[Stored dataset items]

* * *

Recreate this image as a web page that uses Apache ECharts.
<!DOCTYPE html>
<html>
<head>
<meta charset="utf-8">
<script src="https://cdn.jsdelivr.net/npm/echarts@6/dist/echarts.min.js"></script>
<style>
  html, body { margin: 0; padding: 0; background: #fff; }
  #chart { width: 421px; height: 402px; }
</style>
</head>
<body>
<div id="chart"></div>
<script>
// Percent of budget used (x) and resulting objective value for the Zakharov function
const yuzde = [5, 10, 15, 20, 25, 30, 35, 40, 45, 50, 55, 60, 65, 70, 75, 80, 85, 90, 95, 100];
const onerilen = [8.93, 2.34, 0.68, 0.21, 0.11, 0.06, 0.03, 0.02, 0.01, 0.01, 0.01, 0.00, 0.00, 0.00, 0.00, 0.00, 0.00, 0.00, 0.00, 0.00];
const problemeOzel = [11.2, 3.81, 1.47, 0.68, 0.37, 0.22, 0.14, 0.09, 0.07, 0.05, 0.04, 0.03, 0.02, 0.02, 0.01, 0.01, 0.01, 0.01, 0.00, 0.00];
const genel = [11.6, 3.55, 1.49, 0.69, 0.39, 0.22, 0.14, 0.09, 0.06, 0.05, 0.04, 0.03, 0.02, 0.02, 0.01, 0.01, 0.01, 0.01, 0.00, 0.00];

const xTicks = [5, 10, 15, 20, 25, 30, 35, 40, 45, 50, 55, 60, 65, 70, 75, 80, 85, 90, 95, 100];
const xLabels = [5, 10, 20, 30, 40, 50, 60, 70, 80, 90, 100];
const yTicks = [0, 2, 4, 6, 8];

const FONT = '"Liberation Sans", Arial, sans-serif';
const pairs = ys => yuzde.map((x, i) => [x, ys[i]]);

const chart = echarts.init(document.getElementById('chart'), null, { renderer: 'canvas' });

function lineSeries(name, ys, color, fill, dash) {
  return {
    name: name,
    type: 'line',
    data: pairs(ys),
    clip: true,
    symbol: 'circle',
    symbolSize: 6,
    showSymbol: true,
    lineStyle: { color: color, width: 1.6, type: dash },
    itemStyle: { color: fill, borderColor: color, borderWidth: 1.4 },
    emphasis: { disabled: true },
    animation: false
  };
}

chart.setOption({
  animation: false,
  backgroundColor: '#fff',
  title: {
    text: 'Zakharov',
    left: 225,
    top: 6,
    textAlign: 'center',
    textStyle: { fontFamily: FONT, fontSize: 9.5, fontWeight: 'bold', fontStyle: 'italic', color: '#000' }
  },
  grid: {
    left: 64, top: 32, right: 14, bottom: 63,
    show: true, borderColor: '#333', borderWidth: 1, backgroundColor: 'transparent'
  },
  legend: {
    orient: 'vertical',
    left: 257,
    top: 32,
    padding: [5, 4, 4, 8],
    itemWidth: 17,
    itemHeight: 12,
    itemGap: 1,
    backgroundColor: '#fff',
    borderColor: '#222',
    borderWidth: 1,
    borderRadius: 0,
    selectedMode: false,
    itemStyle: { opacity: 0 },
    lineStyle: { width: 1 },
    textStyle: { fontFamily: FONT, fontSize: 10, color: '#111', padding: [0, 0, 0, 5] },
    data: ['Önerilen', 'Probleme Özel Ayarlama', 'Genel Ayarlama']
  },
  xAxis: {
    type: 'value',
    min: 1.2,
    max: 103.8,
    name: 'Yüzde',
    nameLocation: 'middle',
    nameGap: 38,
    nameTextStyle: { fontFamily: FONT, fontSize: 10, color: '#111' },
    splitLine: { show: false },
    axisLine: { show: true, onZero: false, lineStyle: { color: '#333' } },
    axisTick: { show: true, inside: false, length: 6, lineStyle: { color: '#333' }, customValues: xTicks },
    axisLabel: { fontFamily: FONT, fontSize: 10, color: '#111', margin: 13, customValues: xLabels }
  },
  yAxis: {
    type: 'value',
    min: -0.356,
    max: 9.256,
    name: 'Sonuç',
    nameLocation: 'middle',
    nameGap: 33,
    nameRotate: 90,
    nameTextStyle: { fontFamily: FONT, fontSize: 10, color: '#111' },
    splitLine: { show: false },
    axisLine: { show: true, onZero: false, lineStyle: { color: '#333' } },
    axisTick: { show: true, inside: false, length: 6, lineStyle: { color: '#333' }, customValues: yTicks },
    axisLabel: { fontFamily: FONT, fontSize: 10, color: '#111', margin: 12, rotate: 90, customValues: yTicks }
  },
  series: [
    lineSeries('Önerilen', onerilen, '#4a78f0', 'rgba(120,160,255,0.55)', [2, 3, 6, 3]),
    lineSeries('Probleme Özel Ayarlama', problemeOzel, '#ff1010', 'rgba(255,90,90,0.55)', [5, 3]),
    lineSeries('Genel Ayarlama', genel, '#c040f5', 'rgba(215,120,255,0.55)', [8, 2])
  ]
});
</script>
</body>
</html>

* * *

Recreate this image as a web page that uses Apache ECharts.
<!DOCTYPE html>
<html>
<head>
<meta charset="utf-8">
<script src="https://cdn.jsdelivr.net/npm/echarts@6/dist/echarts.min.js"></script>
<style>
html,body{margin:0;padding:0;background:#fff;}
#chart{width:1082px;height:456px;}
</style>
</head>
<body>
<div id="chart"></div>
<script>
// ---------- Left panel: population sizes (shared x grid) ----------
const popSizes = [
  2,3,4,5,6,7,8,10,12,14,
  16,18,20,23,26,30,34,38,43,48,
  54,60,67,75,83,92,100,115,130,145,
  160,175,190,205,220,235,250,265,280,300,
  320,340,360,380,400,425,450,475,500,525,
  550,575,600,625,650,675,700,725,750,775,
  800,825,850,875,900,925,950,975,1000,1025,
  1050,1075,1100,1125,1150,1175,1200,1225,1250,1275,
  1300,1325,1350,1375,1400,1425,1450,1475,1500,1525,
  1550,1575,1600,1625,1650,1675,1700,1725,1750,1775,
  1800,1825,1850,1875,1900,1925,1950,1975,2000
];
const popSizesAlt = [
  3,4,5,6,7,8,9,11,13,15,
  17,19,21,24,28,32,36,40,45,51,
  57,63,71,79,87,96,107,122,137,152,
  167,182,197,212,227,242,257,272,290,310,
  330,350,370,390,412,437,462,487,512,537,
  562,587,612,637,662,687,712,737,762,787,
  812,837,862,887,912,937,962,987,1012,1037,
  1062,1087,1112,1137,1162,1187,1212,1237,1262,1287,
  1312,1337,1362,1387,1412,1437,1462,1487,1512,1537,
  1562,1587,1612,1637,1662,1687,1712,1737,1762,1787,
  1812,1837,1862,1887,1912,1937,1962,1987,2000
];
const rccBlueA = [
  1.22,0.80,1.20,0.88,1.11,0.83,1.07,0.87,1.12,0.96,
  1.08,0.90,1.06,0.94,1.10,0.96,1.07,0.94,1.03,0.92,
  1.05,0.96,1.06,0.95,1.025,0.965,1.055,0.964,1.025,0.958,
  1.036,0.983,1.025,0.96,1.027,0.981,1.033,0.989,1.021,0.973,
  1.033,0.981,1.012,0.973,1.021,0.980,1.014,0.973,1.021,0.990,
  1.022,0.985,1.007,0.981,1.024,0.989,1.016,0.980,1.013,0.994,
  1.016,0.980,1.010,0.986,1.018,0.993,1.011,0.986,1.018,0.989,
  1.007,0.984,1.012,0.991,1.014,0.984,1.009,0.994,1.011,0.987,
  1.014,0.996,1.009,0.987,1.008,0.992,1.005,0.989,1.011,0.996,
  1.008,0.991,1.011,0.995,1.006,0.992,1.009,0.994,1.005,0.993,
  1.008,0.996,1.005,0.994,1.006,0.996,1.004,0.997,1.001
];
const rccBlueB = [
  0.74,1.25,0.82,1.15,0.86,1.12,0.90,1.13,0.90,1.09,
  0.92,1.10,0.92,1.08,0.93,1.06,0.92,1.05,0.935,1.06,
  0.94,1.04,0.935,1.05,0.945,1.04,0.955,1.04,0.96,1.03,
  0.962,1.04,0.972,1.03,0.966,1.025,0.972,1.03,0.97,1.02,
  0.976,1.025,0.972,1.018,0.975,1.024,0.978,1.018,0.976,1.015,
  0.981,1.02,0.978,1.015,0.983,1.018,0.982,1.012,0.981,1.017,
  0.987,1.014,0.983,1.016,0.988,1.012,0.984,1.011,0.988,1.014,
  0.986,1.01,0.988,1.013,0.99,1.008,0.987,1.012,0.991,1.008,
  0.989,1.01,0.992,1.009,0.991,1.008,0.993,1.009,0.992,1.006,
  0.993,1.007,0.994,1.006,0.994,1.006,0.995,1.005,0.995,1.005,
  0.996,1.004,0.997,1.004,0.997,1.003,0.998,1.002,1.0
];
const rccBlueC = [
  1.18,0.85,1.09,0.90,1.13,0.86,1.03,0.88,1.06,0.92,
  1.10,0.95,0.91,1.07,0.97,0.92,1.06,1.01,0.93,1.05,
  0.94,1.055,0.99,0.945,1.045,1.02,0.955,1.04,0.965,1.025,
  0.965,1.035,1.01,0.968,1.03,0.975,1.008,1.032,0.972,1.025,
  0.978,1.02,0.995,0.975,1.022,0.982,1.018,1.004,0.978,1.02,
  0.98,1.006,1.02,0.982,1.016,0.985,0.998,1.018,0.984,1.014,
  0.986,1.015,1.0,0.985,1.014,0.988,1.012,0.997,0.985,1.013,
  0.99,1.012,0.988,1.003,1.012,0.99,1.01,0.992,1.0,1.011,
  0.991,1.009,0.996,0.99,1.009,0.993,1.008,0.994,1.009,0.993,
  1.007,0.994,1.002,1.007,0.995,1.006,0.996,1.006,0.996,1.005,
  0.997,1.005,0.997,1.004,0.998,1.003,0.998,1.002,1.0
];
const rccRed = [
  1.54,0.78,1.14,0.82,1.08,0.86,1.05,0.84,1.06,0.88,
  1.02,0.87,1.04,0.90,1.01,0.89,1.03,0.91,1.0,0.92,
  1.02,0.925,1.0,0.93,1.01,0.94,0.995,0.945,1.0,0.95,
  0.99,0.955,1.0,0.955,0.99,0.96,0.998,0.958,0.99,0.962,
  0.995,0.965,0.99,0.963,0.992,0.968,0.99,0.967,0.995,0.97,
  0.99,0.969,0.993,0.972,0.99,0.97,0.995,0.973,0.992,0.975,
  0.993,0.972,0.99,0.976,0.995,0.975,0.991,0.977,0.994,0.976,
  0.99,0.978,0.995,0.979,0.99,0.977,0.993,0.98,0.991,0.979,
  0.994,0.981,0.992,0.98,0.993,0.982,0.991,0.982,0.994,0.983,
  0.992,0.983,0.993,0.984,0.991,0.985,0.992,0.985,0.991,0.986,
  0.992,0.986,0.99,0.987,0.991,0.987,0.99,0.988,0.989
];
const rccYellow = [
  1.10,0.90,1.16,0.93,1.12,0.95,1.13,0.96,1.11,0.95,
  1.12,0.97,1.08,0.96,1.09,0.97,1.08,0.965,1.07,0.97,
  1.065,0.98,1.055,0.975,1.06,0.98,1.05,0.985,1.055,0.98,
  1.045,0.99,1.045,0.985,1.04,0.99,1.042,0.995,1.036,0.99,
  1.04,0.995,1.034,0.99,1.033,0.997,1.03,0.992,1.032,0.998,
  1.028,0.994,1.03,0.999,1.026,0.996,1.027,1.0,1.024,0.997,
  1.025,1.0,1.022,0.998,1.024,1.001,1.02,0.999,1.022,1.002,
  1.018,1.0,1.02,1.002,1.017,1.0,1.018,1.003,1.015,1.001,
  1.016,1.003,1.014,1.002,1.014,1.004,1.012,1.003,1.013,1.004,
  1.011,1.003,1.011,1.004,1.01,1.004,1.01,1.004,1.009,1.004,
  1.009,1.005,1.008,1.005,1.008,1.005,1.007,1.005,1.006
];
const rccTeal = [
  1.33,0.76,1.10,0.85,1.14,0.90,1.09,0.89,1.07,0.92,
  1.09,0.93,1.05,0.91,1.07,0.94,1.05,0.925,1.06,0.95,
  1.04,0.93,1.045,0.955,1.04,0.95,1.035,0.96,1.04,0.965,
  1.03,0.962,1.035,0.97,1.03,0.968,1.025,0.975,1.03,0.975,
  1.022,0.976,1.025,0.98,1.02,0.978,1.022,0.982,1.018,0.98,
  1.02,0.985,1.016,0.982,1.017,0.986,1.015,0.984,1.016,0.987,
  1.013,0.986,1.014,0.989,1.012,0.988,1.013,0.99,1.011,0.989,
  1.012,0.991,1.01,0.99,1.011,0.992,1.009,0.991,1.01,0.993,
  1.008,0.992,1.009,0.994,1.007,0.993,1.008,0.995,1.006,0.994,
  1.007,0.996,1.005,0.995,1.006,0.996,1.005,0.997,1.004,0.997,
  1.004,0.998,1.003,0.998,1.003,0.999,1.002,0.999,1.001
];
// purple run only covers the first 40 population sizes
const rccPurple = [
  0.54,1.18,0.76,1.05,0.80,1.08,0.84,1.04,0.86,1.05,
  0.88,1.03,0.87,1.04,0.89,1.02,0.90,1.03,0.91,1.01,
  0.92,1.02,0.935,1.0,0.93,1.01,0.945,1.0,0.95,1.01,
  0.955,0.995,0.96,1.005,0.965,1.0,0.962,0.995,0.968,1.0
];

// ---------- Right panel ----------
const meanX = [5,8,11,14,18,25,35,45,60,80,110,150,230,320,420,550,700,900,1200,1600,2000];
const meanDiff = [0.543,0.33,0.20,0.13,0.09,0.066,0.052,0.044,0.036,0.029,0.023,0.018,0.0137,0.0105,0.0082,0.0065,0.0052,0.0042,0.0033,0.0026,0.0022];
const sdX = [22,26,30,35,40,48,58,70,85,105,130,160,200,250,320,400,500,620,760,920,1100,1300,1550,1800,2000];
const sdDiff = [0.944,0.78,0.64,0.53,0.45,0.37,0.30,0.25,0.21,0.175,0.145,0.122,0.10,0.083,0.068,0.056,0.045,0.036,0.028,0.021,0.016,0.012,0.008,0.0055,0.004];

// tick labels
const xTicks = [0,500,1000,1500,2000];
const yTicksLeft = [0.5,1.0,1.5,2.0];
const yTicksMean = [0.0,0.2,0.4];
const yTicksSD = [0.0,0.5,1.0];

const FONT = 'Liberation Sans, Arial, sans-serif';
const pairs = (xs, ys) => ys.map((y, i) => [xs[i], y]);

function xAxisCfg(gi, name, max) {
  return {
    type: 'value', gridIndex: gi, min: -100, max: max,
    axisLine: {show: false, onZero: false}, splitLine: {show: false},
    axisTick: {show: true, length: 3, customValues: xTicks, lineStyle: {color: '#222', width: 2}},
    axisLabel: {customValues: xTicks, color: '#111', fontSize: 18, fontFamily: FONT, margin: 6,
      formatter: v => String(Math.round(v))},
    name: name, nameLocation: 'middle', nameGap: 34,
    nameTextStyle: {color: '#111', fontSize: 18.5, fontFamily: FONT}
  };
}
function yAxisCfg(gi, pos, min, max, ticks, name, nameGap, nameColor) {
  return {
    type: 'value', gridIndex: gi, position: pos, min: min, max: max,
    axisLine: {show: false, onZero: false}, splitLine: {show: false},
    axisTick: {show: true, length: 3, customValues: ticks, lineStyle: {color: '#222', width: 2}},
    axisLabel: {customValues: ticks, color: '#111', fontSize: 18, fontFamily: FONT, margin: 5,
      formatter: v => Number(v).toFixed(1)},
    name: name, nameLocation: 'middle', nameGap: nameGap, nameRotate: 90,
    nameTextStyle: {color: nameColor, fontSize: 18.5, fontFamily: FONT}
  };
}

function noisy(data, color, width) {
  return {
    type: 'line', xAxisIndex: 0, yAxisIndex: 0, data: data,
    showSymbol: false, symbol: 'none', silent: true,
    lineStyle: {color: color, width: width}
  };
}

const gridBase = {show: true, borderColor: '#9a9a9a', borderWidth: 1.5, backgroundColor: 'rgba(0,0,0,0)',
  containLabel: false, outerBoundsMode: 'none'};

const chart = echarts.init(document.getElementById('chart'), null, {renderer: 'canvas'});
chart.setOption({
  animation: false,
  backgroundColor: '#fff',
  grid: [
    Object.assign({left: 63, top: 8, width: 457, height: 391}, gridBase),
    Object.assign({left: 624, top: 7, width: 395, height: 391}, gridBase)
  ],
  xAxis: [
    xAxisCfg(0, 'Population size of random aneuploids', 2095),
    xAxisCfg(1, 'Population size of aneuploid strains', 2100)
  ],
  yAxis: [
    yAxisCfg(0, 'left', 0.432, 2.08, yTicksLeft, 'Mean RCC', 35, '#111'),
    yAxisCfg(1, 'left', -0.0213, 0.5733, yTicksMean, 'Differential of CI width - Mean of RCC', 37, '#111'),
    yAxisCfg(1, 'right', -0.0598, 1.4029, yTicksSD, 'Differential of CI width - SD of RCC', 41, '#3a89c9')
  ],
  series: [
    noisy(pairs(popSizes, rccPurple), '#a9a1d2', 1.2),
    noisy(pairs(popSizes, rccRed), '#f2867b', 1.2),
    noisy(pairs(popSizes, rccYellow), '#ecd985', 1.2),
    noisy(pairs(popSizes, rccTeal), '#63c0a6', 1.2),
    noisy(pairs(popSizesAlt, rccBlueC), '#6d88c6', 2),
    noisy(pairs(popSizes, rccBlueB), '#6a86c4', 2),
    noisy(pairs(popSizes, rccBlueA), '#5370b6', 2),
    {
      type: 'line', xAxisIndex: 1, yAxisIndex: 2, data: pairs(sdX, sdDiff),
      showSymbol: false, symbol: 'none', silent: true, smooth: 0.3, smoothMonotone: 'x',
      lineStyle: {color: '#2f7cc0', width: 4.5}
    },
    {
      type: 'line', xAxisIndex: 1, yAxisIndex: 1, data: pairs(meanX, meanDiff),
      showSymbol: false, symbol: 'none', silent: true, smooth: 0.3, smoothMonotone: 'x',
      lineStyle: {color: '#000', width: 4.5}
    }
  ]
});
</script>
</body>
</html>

* * *

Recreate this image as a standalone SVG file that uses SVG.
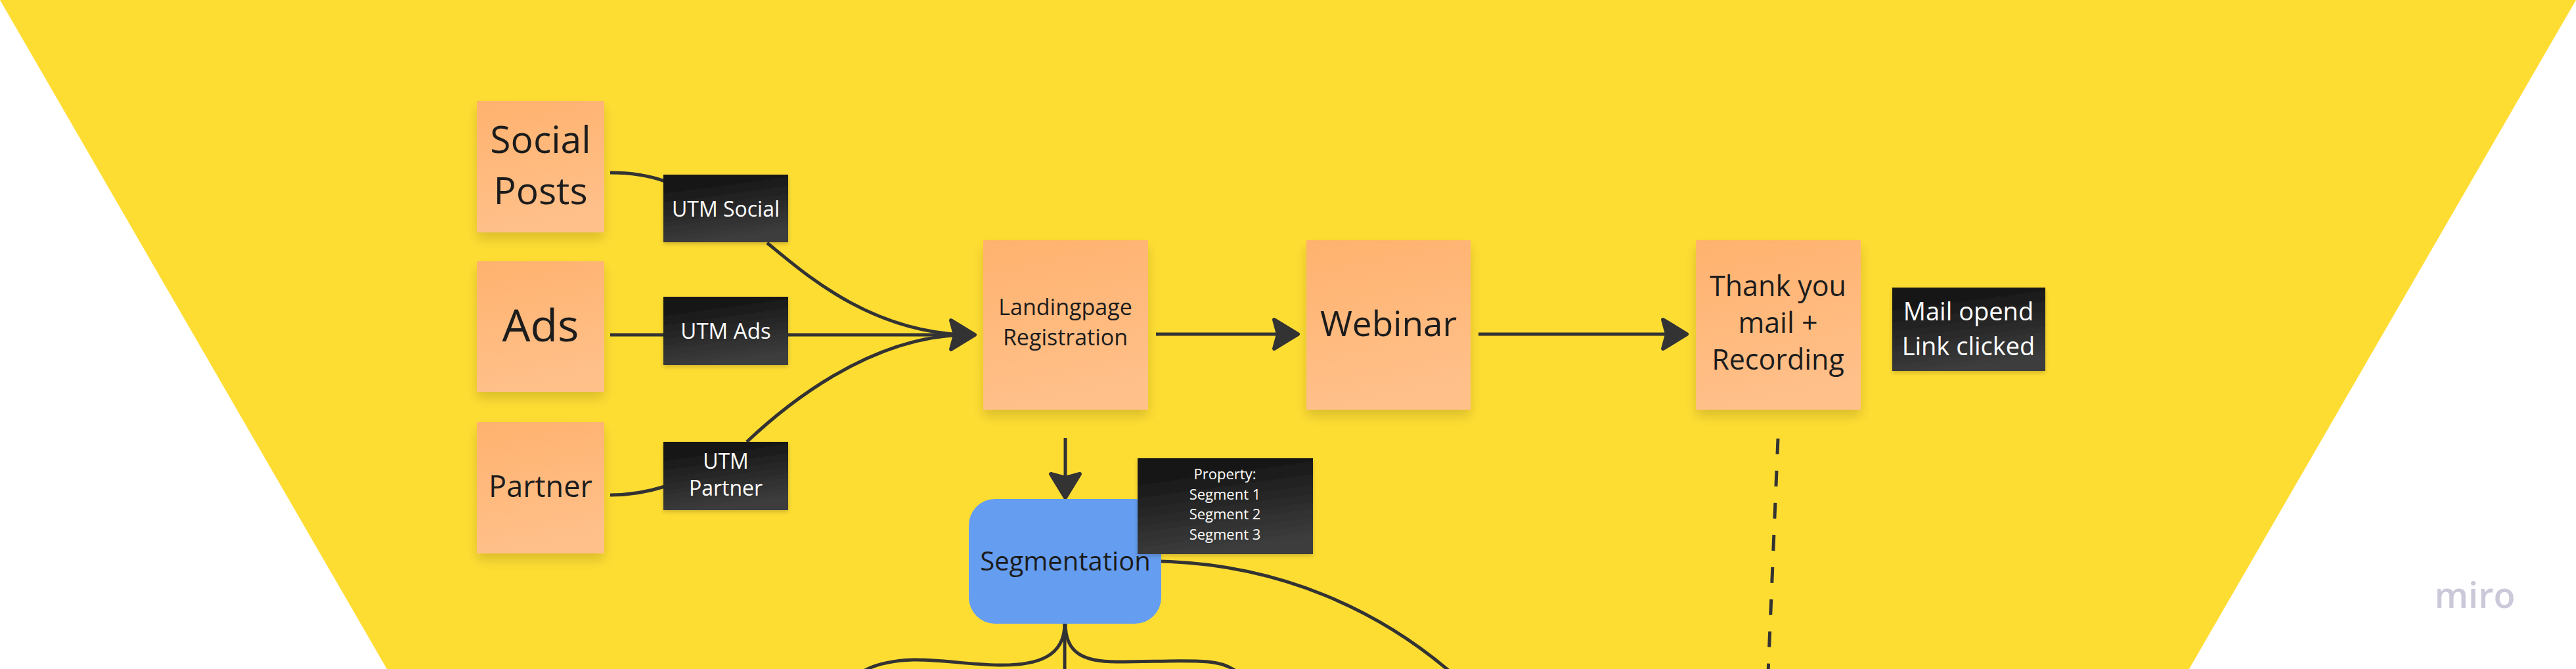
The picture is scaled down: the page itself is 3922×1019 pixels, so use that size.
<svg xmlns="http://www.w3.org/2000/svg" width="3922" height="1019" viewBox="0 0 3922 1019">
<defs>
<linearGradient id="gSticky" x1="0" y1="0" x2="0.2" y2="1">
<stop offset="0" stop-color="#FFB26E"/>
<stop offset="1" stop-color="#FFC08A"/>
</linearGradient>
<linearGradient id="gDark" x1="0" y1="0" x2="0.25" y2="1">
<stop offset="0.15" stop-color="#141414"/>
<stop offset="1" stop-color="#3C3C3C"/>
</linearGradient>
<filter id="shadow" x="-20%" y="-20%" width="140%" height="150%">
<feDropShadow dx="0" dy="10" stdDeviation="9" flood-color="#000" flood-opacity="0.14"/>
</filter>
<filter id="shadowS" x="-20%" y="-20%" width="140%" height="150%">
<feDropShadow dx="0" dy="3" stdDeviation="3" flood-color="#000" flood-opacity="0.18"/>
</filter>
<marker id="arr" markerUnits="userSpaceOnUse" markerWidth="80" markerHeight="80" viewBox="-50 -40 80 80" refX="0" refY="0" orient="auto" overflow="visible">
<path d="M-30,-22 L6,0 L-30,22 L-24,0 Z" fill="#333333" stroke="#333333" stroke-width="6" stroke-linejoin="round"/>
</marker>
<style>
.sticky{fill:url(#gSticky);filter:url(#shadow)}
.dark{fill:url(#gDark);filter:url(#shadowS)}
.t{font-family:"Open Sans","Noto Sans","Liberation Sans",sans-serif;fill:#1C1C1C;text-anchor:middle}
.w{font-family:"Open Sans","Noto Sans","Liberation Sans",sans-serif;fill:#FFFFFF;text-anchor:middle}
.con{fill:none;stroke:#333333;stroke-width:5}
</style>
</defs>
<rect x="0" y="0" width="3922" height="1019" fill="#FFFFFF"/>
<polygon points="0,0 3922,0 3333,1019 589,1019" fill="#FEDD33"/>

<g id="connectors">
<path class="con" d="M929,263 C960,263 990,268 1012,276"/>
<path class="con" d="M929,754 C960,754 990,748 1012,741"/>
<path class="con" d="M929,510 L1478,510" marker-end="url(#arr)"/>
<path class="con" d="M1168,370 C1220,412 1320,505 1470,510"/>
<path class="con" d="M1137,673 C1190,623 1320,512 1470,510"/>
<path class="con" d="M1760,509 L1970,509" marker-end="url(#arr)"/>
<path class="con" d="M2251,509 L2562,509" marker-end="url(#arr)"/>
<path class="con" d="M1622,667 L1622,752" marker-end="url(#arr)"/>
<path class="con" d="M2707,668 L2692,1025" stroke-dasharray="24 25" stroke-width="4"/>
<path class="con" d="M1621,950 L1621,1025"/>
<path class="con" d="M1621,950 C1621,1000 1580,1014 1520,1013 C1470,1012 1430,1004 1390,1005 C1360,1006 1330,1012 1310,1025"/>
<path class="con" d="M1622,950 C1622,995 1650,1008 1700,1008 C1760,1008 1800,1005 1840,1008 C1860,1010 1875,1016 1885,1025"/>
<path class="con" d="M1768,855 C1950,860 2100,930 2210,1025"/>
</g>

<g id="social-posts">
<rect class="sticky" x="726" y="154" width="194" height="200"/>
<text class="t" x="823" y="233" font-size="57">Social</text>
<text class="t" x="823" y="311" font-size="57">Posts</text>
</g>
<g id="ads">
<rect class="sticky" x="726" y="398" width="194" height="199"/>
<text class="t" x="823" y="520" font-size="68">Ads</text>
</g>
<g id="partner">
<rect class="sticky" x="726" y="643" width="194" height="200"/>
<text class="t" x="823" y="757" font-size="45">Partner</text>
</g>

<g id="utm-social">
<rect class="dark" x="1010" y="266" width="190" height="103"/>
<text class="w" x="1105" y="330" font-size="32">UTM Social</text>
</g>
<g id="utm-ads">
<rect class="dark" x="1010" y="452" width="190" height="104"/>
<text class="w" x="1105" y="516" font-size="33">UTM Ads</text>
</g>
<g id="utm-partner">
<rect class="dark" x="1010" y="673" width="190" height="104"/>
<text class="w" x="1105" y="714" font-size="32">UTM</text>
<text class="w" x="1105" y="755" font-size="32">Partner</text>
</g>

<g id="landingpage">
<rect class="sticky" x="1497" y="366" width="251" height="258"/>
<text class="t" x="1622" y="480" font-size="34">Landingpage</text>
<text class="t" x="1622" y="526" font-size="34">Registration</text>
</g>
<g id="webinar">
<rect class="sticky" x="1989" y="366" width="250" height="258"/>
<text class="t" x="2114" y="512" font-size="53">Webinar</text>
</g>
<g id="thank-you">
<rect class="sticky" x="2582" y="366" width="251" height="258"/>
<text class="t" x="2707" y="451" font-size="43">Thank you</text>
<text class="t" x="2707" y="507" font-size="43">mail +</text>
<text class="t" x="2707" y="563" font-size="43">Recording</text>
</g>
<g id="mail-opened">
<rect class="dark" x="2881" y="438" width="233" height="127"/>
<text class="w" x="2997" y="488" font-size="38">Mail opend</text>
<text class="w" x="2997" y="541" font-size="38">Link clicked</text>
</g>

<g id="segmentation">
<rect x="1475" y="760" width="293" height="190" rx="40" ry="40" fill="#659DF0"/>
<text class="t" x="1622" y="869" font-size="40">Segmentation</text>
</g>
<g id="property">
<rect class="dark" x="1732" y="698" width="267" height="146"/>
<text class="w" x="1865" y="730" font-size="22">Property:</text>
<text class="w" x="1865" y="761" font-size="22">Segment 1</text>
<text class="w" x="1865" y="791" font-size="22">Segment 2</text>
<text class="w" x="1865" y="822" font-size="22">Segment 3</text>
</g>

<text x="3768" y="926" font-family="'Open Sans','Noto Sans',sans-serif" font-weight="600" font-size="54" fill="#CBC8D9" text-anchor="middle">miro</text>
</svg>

* * *

=== WHAT THE EXERCISE ASKS ===
Track down every line of the material containing the string "that", and copy it.

=== SOLUTION BELOW ===
Recreate this image as a web page that uses Apache ECharts.
Recreate this image as a web page that uses Apache ECharts.
Recreate this image as a standalone SVG file that uses SVG.
The picture is scaled down: the page itself is 3922×1019 pixels, so use that size.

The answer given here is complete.